Merrill Doherty found futsal the same way most kids her age in the United States find it: by accident.
She had been playing club soccer in Charlotte, N.C., three years ago, extending a lifelong love for the sport that began at an early age. Her coach at the time recommended futsal — a combination of soccer and hockey played on an indoor court with two nets and a harder, smaller ball — as an indoor alternative during the winter offseason and signed the team up.
Little did Doherty know that she was about to find her calling.
Three years later, Doherty, 15, who has family in Woodstock and now resides about 45 minutes outside the South African city of Johannesburg is a national standout. She has twice represented the United States in international play, most recently in Buenos Aires with the U.S. Youth Futsal Girls National Team in late July. She was with the U.S. national team in Medellin, Colombia, in 2018, one of 12 athletes — 10 position players and two goalies — on the roster out of 150 candidates from across the country.
“I didn’t know what it was beforehand,” said Doherty, a sophomore at the American International School in Johannesburg, earlier this month. “We were practicing in an actual futsal club, and the director invited me to join one of his teams. After those practices, I definitely started to become more invested.”
Doherty’s mother, May Taylor, works for the U.S. government. The family previously lived in South Africa during Doherty’s early years and later moved to North Carolina before Taylor’s job moved them once again overseas. Doherty said she and her family spend their summers in the Upper Valley.
A love for soccer, she said, has followed her around.
“I love using my technical skills (on the soccer field),” she said. “In futsal, you have to have technical skills a lot. I got to show what I was really good at on the field.”
Futsal originated in South America and has blossomed into an international indoor alternative to outdoor soccer. In the United States, futsal has been supported by the U.S. Soccer Federation since 1994, tagged at the youth level as a developmental tool for the nation’s top players to hone their skills on a fast-paced surface that favors ball skills over any physical advantages.
Doherty said an introduction to futsal has expanded her understanding of the game.
“Futsal really helps me outdoors,” she said. “The touches, the speed of play … I think it’s a really helpful thing for all players developing into playing soccer. Everyone should do it.”

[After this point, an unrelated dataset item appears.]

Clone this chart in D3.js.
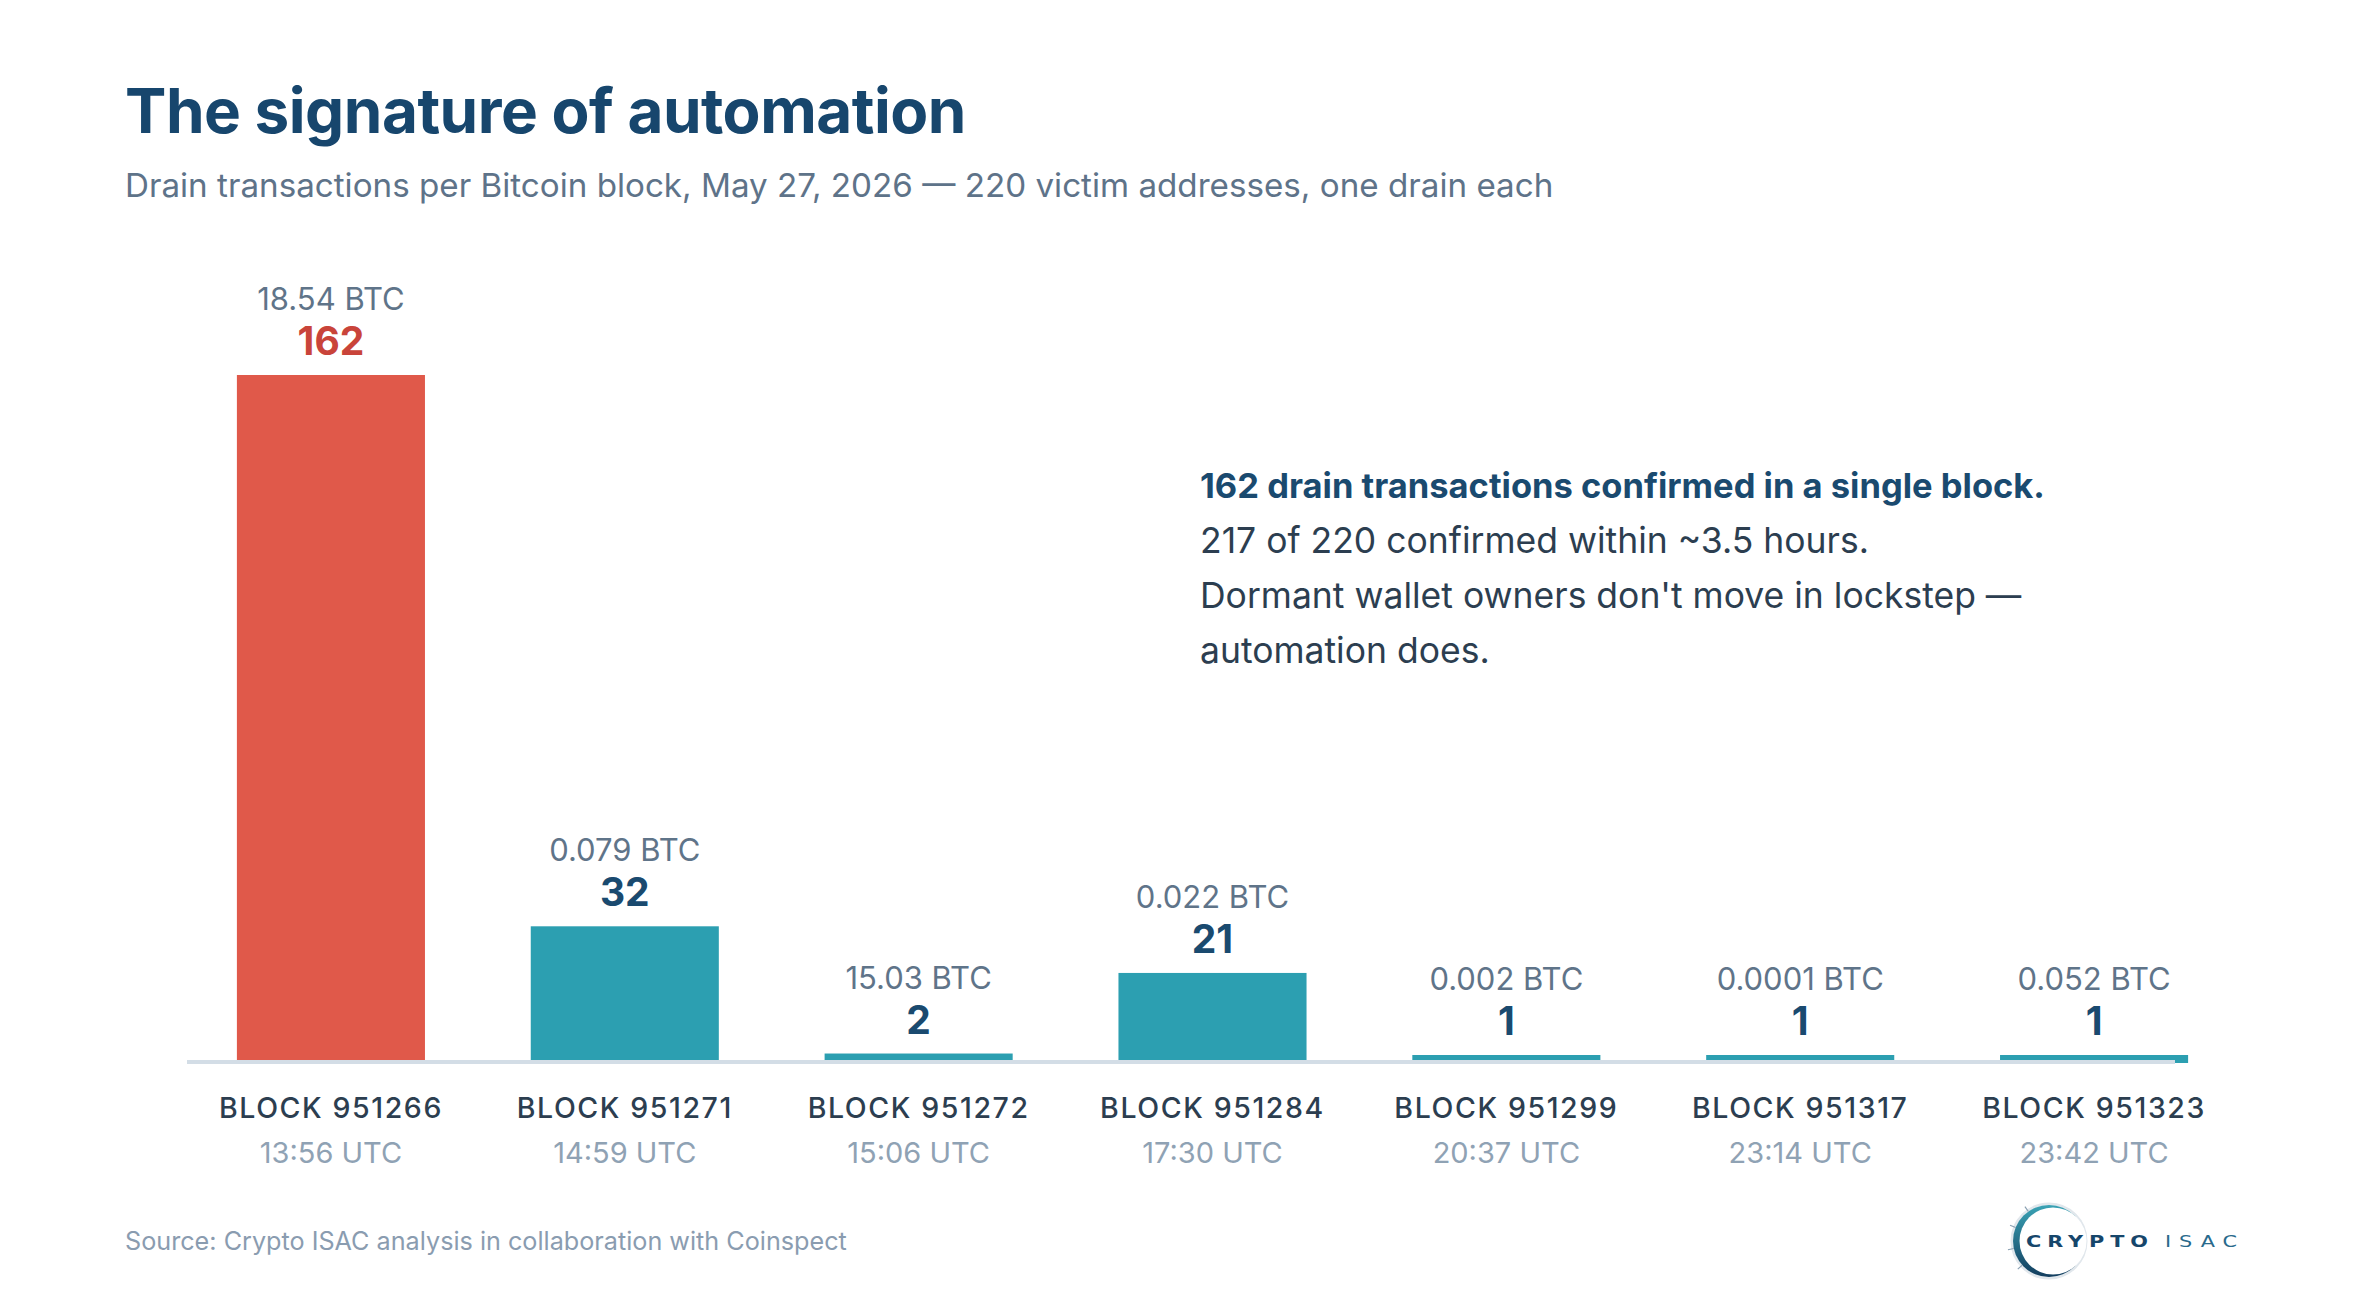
<!DOCTYPE html>
<html>
<head>
<meta charset="utf-8">
<script src="https://cdn.jsdelivr.net/npm/d3@7"></script>
<style>
  body { margin: 0; background: #fff; }
  svg { display: block; font-family: Inter, "Noto Sans", sans-serif; }
</style>
</head>
<body>
<div id="chart"></div>
<script>
// Drain transactions per block
const blocks = ["BLOCK 951266", "BLOCK 951271", "BLOCK 951272", "BLOCK 951284", "BLOCK 951299", "BLOCK 951317", "BLOCK 951323"];
const times = ["13:56 UTC", "14:59 UTC", "15:06 UTC", "17:30 UTC", "20:37 UTC", "23:14 UTC", "23:42 UTC"];
const drains = [162, 32, 2, 21, 1, 1, 1];
const btcAmounts = ["18.54 BTC", "0.079 BTC", "15.03 BTC", "0.022 BTC", "0.002 BTC", "0.0001 BTC", "0.052 BTC"];

const noteLines = [
  "162 drain transactions confirmed in a single block.",
  "217 of 220 confirmed within ~3.5 hours.",
  "Dormant wallet owners don't move in lockstep —",
  "automation does."
];

const width = 2362;
const height = 1312;
const baseY = 1062;
const minBar = 7; // tiny counts still get a visible sliver

const data = blocks.map((b, i) => ({ block: b, time: times[i], n: drains[i], btc: btcAmounts[i] }));
const peak = d3.max(drains);

const x = d3.scaleBand()
  .domain(blocks)
  .range([184, 2241])
  .paddingInner(0.36)
  .paddingOuter(0.18);

const y = d3.scaleLinear()
  .domain([0, peak])
  .range([baseY, 375]);

const barTop = d => Math.min(y(d.n), baseY - minBar);

const svg = d3.select("#chart")
  .append("svg")
  .attr("width", width)
  .attr("height", height)
  .attr("viewBox", [0, 0, width, height]);

svg.append("rect").attr("width", width).attr("height", height).attr("fill", "#fff");

// title + subtitle
svg.append("text")
  .attr("x", 125).attr("y", 133)
  .attr("fill", "#17466d")
  .attr("font-size", 62)
  .attr("font-weight", 700)
  .attr("letter-spacing", "-0.5")
  .text("The signature of automation");

svg.append("text")
  .attr("x", 125).attr("y", 197)
  .attr("fill", "#5e7389")
  .attr("font-size", 33.2)
  .text("Drain transactions per Bitcoin block, May 27, 2026 — 220 victim addresses, one drain each");

// bars
svg.append("g")
  .selectAll("rect")
  .data(data)
  .join("rect")
  .attr("x", d => x(d.block))
  .attr("y", barTop)
  .attr("width", x.bandwidth())
  .attr("height", d => baseY + 1 - barTop(d))
  .attr("fill", d => d.n === peak ? "#e0594a" : "#2c9fb1");

// baseline
svg.append("rect")
  .attr("x", 187).attr("y", baseY - 2)
  .attr("width", 2175 - 187).attr("height", 4)
  .attr("fill", "#d3dde6");

// value labels
const lbl = svg.append("g").attr("text-anchor", "middle");

lbl.selectAll(".count")
  .data(data)
  .join("text")
  .attr("class", "count")
  .attr("x", d => x(d.block) + x.bandwidth() / 2)
  .attr("y", d => barTop(d) - 20)
  .attr("font-size", 39)
  .attr("font-weight", 700)
  .attr("fill", d => d.n === peak ? "#c9443a" : "#1a4a6f")
  .text(d => d.n);

lbl.selectAll(".btc")
  .data(data)
  .join("text")
  .attr("class", "btc")
  .attr("x", d => x(d.block) + x.bandwidth() / 2)
  .attr("y", d => barTop(d) - 65)
  .attr("font-size", 31)
  .attr("fill", "#5f7489")
  .text(d => d.btc);

// category labels
lbl.selectAll(".blk")
  .data(data)
  .join("text")
  .attr("class", "blk")
  .attr("x", d => x(d.block) + x.bandwidth() / 2)
  .attr("y", 1117.5)
  .attr("font-size", 28.5)
  .attr("font-weight", 500)
  .attr("letter-spacing", "1.6")
  .attr("fill", "#2c3e50")
  .text(d => d.block);

lbl.selectAll(".tm")
  .data(data)
  .join("text")
  .attr("class", "tm")
  .attr("x", d => x(d.block) + x.bandwidth() / 2)
  .attr("y", 1162.5)
  .attr("font-size", 29)
  .attr("fill", "#8fa2b4")
  .text(d => d.time);

// annotation
svg.append("g")
  .selectAll("text")
  .data(noteLines)
  .join("text")
  .attr("x", 1200)
  .attr("y", (d, i) => 498 + i * 55)
  .attr("font-size", (d, i) => i === 0 ? 34.5 : 35.5)
  .attr("font-weight", (d, i) => i === 0 ? 700 : 400)
  .attr("fill", (d, i) => i === 0 ? "#1a4a6f" : "#2c3e50")
  .text(d => d);

// source
svg.append("text")
  .attr("x", 125).attr("y", 1250)
  .attr("font-size", 25.2)
  .attr("fill", "#8a9cb0")
  .text("Source: Crypto ISAC analysis in collaboration with Coinspect");

// logo
const logo = svg.append("g").attr("transform", "translate(2049,1241)");
const defs = svg.append("defs");
const grad = defs.append("linearGradient").attr("id", "ring").attr("x1", "0").attr("y1", "0").attr("x2", "0").attr("y2", "1");
grad.append("stop").attr("offset", "0%").attr("stop-color", "#3aa3b5");
grad.append("stop").attr("offset", "100%").attr("stop-color", "#123d5e");

logo.append("circle").attr("r", 37).attr("fill", "none").attr("stroke", "#e1e7ec").attr("stroke-width", 3);
logo.append("circle").attr("r", 36).attr("fill", "url(#ring)");
logo.append("circle").attr("cx", 4).attr("r", 33.5).attr("fill", "#fff");
logo.selectAll("line")
  .data([-55, -22, 12, 42])
  .join("line")
  .attr("x1", d => -36 * Math.cos(d * Math.PI / 180))
  .attr("y1", d => 36 * Math.sin(d * Math.PI / 180))
  .attr("x2", d => -42 * Math.cos(d * Math.PI / 180))
  .attr("y2", d => 42 * Math.sin(d * Math.PI / 180))
  .attr("stroke", "#8aa0b2")
  .attr("stroke-width", 1.2);

// wordmark: an extended face, faked by stretching horizontally
const sx = 1.3;
const word = logo.append("g")
  .attr("transform", `scale(${sx},1)`)
  .attr("font-family", "'DejaVu Sans', sans-serif")
  .attr("font-size", 16);

word.append("text")
  .attr("x", -23 / sx).attr("y", 6)
  .attr("font-weight", 700)
  .attr("textLength", 122 / sx)
  .attr("lengthAdjust", "spacing")
  .attr("fill", "#16466b")
  .text("CRYPTO");

word.append("text")
  .attr("x", 116 / sx).attr("y", 6)
  .attr("font-weight", 400)
  .attr("textLength", 72 / sx)
  .attr("lengthAdjust", "spacing")
  .attr("fill", "#2a6a8c")
  .text("ISAC");
</script>
</body>
</html>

Mary Rae, Doherty’s coach with the international squad and her coach with her club team, Barefoot Futbol, has seen that development first-hand.
“Merrill is more of a tactical player than a physical one,” Rae said from Charlotte, N.C., this week. “Her strength is in her technical ability, her vision, how she sees the court and field and what she’s able to do with the ball. She’s grown a ton. … I would put her up there with some of our best athletes, our smartest players.
“That’s why she’s so successful at futsal. It caters to her game.”
Barefoot Futbol has 50 kids full-time between 5 and 12 years old and about 150 part-time athletes from 9 to 19 years old in a broad skills program that prioritizes futsal. But the game, Rae admitted, is still in its early stages here.
“I think it’s growing,” said Rae, who has coached with the club for seven years. “It hasn’t had that explosion where 90 percent of the kids are playing it. Tons of kids try soccer; some play competitive soccer. Futsal is just not there yet. I see it more where players who are very competitive at soccer also do futsal. It’s important for their game.”
Rae added that she believes Doherty is doing it the right way.
“Merrill has just been really lucky to have an opportunity to go abroad,” Rae said. “With the travel, she’s been able to absorb it. It’s shown through in the way she plays and the person that she is.”
This summer, Doherty’s U.S. national team went 2-2 in Buenos Aires with both losses to host Argentina. She scored her first goal and got to do some color commentary from the broadcast booth for a game featuring her older peers. More importantly, she was able to continue to grow in a sport she’s adopted as her own.
“It’s opened so many doors for me,” she said.
One of those doors may be college soccer one day, an option that Doherty said she’d be open to if the opportunity presented itself. With her futsal background and some international exposure, Doherty believes she’s put herself in the right place to perhaps get that chance.
“I think a lot of college coaches are starting to recognize it more,” Doherty said. “It’s a really important thing for young soccer players. It helps with technical skills. I think it’s definitely going to start becoming a bigger thing than it is now.”